Tradition and God’s Word
Mark 7 tells one of the more well-known accounts of Jesus' confrontations with the Pharisees. The Pharisees and some scribes had seen Jesus' disciples eating with “impure” or unwashed hands. The tradition of the elders was that they were to wash their hands very carefully before eating, and then when they return from the market place they would not eat unless carefully cleaning themselves. Additionally, “there are many other things which they have received in order to observe, such as the washing of cups and pitchers and copper pots.” So these Pharisees confronted Jesus about his disciples not doing this: “Why do Your disciples not walk according to the tradition of the elders, but eat their bread with impure hands?” (v. 5)
Before considering Jesus’ answer, let’t note a few items. First, there is something good about keeping yourself clean. Washing hands before you eat is good practice; there was nothing inherently wrong here, and most of us would promote this as healthy practice. Second, tradition, in itself, is not the problem. It is simply something that is passed down to others. Tradition is unavoidable in many ways. Coupled with being clean in this context, tradition can be noteworthy and good. It is something we might all like to pass down to our children. Third, notice that the appeal of the Pharisees is the tradition. They did not ask about the disciples breaking the Law of God.
The essence of Jesus’ response is: first, He called these Pharisees hypocrites; second, He quoted Isaiah 29; third, He showed how they were placing their traditions above God’s commandments.
Isaiah 29 comes in the middle of a context in which Isaiah is rebuking God’s people for the sins of idolatry and apathy toward His covenant. The first chapter of Isaiah rebukes Israel for merely going through the motions without really desiring to please God. They were offering their sacrifices, but then they were going out and committing all kinds of evil. Ironically, Isaiah does tell the people to wash themselves and make themselves clean (Isa 1:16). However, his emphasis was not physical, spiritual: “Remove the evil of your deeds from My sight.” This was the way they were to clean themselves, and it is a far more important kind of washing than we can ever do with the hands.
In Isaiah 29, one of the phrases is this: "their reverence for Me consists of tradition learned by rote" (v. 13). That is, the extent of their respect for God was, at best, learned tradition. That tradition was not in itself the Law. They appeared to care little for the Law itself, but were concerned about keeping a tradition in place even though it was not Law.

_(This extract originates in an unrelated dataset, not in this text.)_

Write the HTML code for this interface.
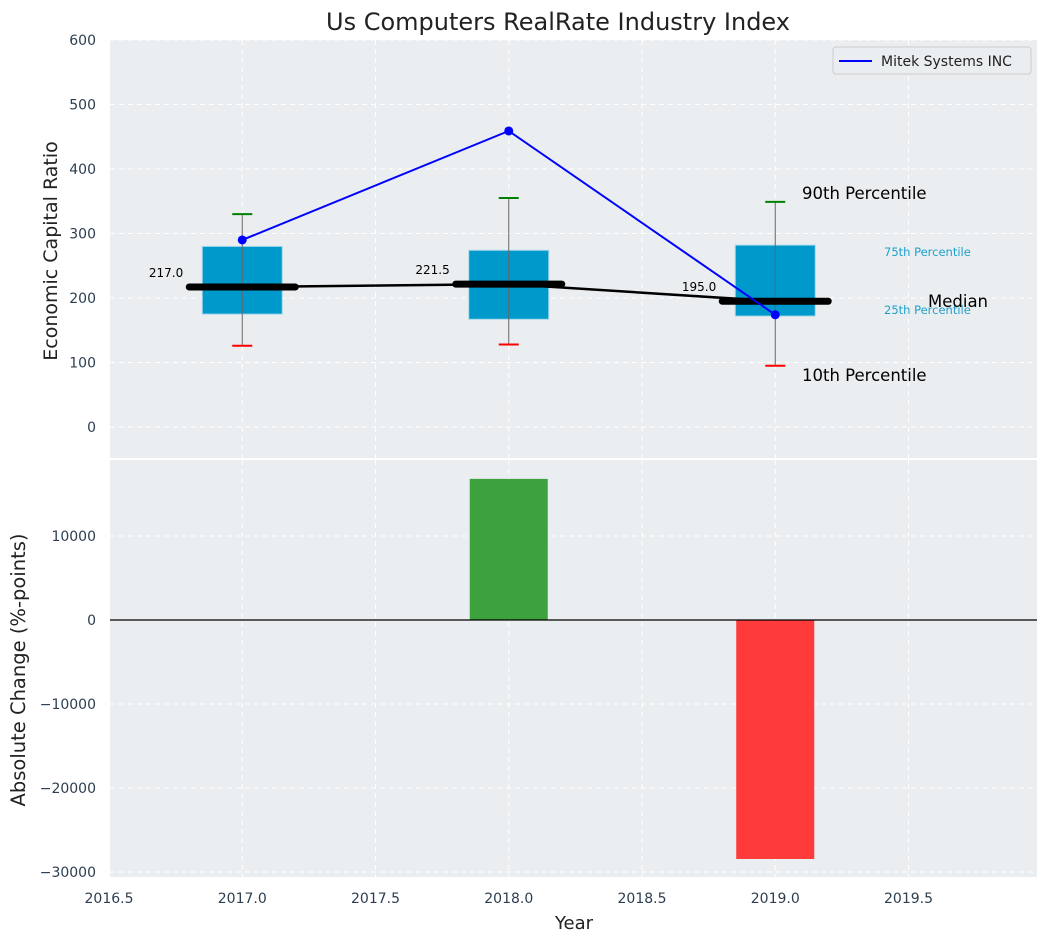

When Jesus called the Pharisees hypocrites, He was noting how they were neglecting the commandments of God for the sake of their traditions. Now here they were chastising others for failing to keep a tradition while they themselves were guilty of the violation of God’s commands. The beam in their eye was much larger than any speck in the eyes of the disciples of Jesus, who were not breaking God’s Law on this occasion.
Traditions are a part of life. We really cannot do without them. To one degree or another, all that we know is passed down. Railing against tradition just because something is a tradition is rather naive. Even the commands of God are traditions handed down to us (2 Thess 2:15).
How we act about these traditions may be another matter. Again, we must distinguish between traditions that are commandments of God and traditions that are handed down otherwise. If we put man-made traditions on par with, or even over, God’s word, then we are guilty of something very insidious. This is the point made in Isaiah 29:15-16. By putting their own traditions on par with God’s commands, they were essentially saying that they were God’s equal. They were guilty of pulling God down to their level and acting as though He did not have sufficient understanding of what they needed. They were smarter than God. If we think that breaking our own human traditions is on par with breaking God’s word, then we are guilty of bringing God down to our level. That’s serious business for which we need to repent.
Jesus illustrated how they had disrespected God by showing their neglect of the command to honor father and mother. They were more concerned about washing their hands than they were about caring for their parents. Talk about upside down! Yet, if we are not careful, we can fall into the same trap. Human traditions change, but what we receive from God's word will never change. Let us be careful to make that distinction. Even more, let us always be careful to engage in God's will over our own.